30 de outubro de 2022



1955, Tsuki wa noborinu, Kinuyo Tanaka

The moon has risen é daquelas coisas idílicas que nos arrebatem o coração, é coisa ozuiana até ao imo - o argumento é de Ozu e de Ryôsuke Saitô... maravilha de filme. 

29 de outubro de 2022


 

1953, Koibumi (Carta de amor), Kinuyo Tanaka


“aquele que nunca pecou
que atire a primeira pedra”
João, 8:1-11


Perto do final desta assombrosa e feérica obra-prima, filme de estreia duma das grandes actrizes do cinema clássico japonês, Kinuyo Tanaka, já em pleno “momento-redenção” de Reikichi, Yamaji diz-lhe (a Reikichi), “aquele que nunca pecou que atire a primeira pedra”, resumindo numa citação bíblica aquilo de que no fundo trata Koibumi, o perdão. Desse momento até ao final pouco mais nos será mostrado, apenas todo o arrependimento do mundo num homem assombrado pelo orgulho e pela mágoa ao levar as mãos à cara.

Koibumi é filme de quem aprendeu bem com os mestres com quem trabalhou (de Mizoguchi a Ozu, de Naruse a Kinoshita…), é filme de quem percebeu a intensidade e o rigor do momento de aproximar a câmara ou o seu posicionamento. Tanaka filma magistralmente uma história do pós-guerra com o mesmo lirismo e o mesmo vigor de Naruse ou de Mizoguchi, lança-nos num neo-realismo “viscontiano” e “naruseano”, onde o conflito interior expia as feridas abertas do passado e gera a neblina sobre o futuro… na verdade, a redenção é mútua, a salvação é desejada por aquelas duas almas trucidadas pela guerra e suas vicissitudes.

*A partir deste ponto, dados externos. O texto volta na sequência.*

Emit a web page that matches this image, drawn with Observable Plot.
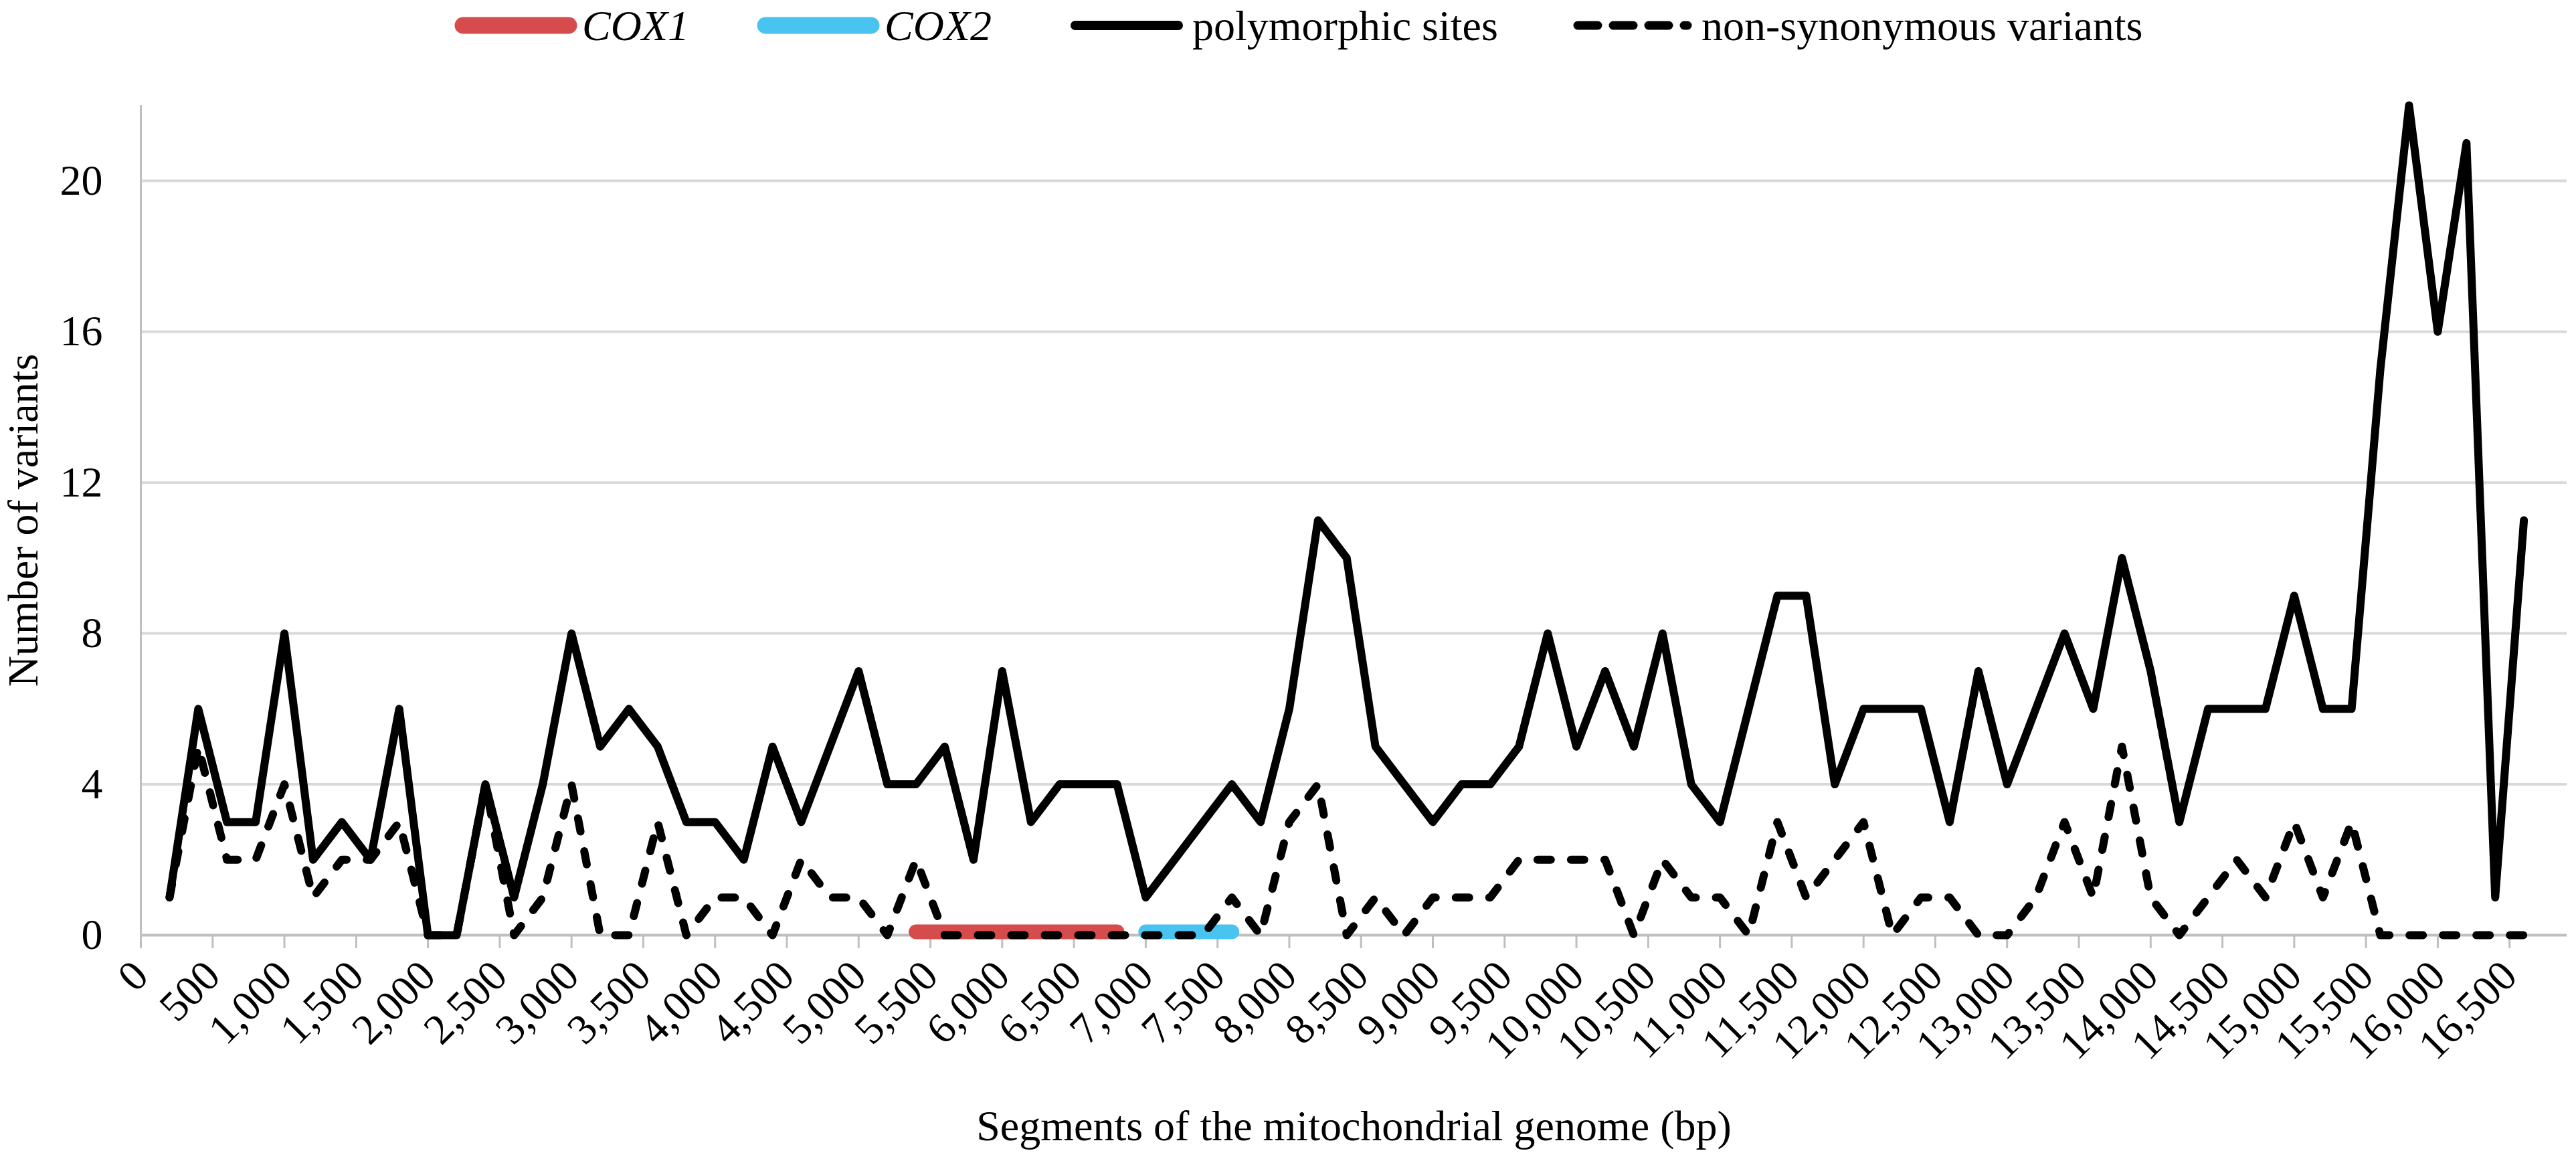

Koibumi, ainda que imerja num realismo ambientado pelo contexto social dum pós-guerra ainda recente, ainda sob ocupação e ainda com as feridas por sarar, é na sua complexidade um melodrama psicológico. Reikichi é um homem amargurado, espelho da nação, vive isolado e sustentado pelo irmão mais novo, o tal que compra livros baratos e os revende muito mais caros, o tal que lhe diz que sair lhe faria bem… e é numa saída que encontra um camarada de guerra que lhe arranja essa estranha forma de ganhar dinheiro que é escrever cartas de amor (sobretudo de mulheres para os soldados ingleses). É aí que voltará a encontrar Michiko (sublime interpretação de Yoshiko Kuga) e a esperança do amor se reacende… mas é também aí que fica a conhecer o seu passado…

Portanto, é naquele final tão mesto quanto ledo, tão sacro quanto feérico, tão melancólico quanto redentor, que o maravilhamento eclode e nos arrebata, é naquele final que o todo se une e que a grandiosidade do filme de Tanaka se nos declara. Monumental!

17 de outubro de 2022


 

1965, A Falecida, Leon Hirszman


A Falecida do Hirszman é daquelas coisas tão pungentes que perduram na memória durante vários dias. Realismo feérico que atinge a monumentalidade na simbologia e no misticismo do intrínseco em si, poderoso artificio sobre a vontade humana e o anseio da remissão da culpa, emaranhamento total da fantasmagoria com o real, a morte como companheira ou, mais ainda, como desejo subversivo de expiação do pecado, veículo irracional de vingança imbuído numa motivação surreal e mórbida do absurdo, coisa obsessiva que da matéria alcança o espírito, ou a alma.
Fernanda Montenegro encarna a carne (ou essa matéria) que vai sendo contaminada pelo espírito, a transfiguração da alma, a exteriorização do interior ou da doença que começa na alma… alma que é assolada pela culpa do pecado - a mácula do adultério - e das amarras dum casamento que não a preenche… mais que a moralidade que reina naquele subúrbio é a falta dela (e a procura dela) em si mesma que lhe traz essa insatisfação e essa vontade de morrer. Momento catarse aquele em que Zulmira abraça a chuva como veículo libertador da sua condição, momento também profético ou sacral em que a alma parece libertar-se do corpo/condição e “saborear” a libertação da morte/desencarne, coisa sublime que só ela bastaria para colocar A Falecida no panteão das grandes obras do cinema brasileiro.